Researchers Accidentally Got High On Laughing Gas From Penguin Poop

Researchers Accidentally Got High On Laughing Gas From Penguin Poop

When studying penguins, there’s a surprise you’ve gotta watch out for: the laughing gas produced by their poop.

Researchers based in Denmark and China were studying the effects of retreating glaciers and the accompanying surge in penguins on greenhouse gas levels on South Georgia Island. It turns out that climate change is kicking off a sort of feedback loop, where the influx of penguins leads to more penguin poop and therefore even more greenhouse gases. But it also leads to a hell of a time for the scientists breathing in all that nitrous oxide, colloquially known as laughing gas.

“After nosing about in guano for several hours, one goes completely cuckoo. One begins to feel ill and get a headache,” the study’s corresponding author, Bo Elberling from the Centre for Permafrost at the University of Copenhagen, told the AFP.

South Georgia Island is a cold, cloudy island located in the South Atlantic just north of the Antarctic Circle. Over the past 50 years, the island’s glaciers have been retreating; its Heaney Glacier has retreated a kilometre since 1993, according to the paper published in the journal Science of the Total Environment.

The island’s location makes it a prime spot for penguins; it hosts the world’s biggest king penguin population, with around 300,000 breeding birds. As the glacier retreats, the penguins advance inland.

But more penguins means more penguin poop, which deposits nitrous oxide and carbon dioxide, both potent greenhouse gases, in the soil.

The researchers sampled the soil at five sites between the glacier front and the shore, which they analysed back in the lab. The soil from the site closest to the penguin colony had significantly more nitrous oxide—which can make humans feel relaxed and euphoric—than the other sites.

The penguin poop itself doesn’t contains laughing gas; instead, the nitrogen in the poop enters the ground, where the soil turns it into nitrous oxide, Eberling told the AFP. All of this analysis led the researchers to conclude that penguin colonies are hotspots for greenhouse gas emissions, particularly for the potent greenhouse gas nitrous oxide. It’s possible the amount of gas will increase as the penguins move inland.
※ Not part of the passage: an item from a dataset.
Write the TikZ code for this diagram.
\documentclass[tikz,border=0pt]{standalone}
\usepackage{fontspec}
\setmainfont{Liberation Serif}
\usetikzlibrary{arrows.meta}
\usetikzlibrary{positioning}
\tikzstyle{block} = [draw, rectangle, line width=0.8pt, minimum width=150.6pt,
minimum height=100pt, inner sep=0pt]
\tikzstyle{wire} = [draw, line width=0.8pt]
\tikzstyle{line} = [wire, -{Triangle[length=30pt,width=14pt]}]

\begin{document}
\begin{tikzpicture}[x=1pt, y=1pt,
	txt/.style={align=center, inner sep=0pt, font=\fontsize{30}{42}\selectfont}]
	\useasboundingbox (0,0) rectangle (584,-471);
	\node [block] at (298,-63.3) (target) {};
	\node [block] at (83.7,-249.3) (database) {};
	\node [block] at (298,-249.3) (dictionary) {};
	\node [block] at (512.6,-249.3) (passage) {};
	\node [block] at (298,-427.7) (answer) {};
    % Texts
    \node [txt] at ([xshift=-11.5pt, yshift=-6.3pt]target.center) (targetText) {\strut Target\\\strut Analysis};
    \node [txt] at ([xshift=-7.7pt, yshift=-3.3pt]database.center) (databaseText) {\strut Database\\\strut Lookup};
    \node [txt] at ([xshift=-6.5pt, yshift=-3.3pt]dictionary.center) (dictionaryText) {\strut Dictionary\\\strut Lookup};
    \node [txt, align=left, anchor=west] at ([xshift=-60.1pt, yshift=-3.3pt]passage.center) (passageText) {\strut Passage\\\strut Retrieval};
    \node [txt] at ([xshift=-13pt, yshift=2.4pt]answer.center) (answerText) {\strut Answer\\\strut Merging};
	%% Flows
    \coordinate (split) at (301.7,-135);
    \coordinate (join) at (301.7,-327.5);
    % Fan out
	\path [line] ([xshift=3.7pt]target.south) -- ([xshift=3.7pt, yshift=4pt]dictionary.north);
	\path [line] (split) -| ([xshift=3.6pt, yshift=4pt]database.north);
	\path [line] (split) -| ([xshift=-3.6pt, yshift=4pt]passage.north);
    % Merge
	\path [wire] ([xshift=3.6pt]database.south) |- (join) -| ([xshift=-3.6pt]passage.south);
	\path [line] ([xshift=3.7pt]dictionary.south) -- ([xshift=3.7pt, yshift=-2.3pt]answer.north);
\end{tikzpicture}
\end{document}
This study isn’t suggesting we do something to reduce the number of penguins, since the amount of greenhouse gases they produce is negligible compared to the rest of the globe. Still, it’s an interesting way that human-caused climate change is altering ecosystems.

Anyway, get me out to that island. Who doesn’t want to view some of nature’s most charismatic creatures with a side of whip-its?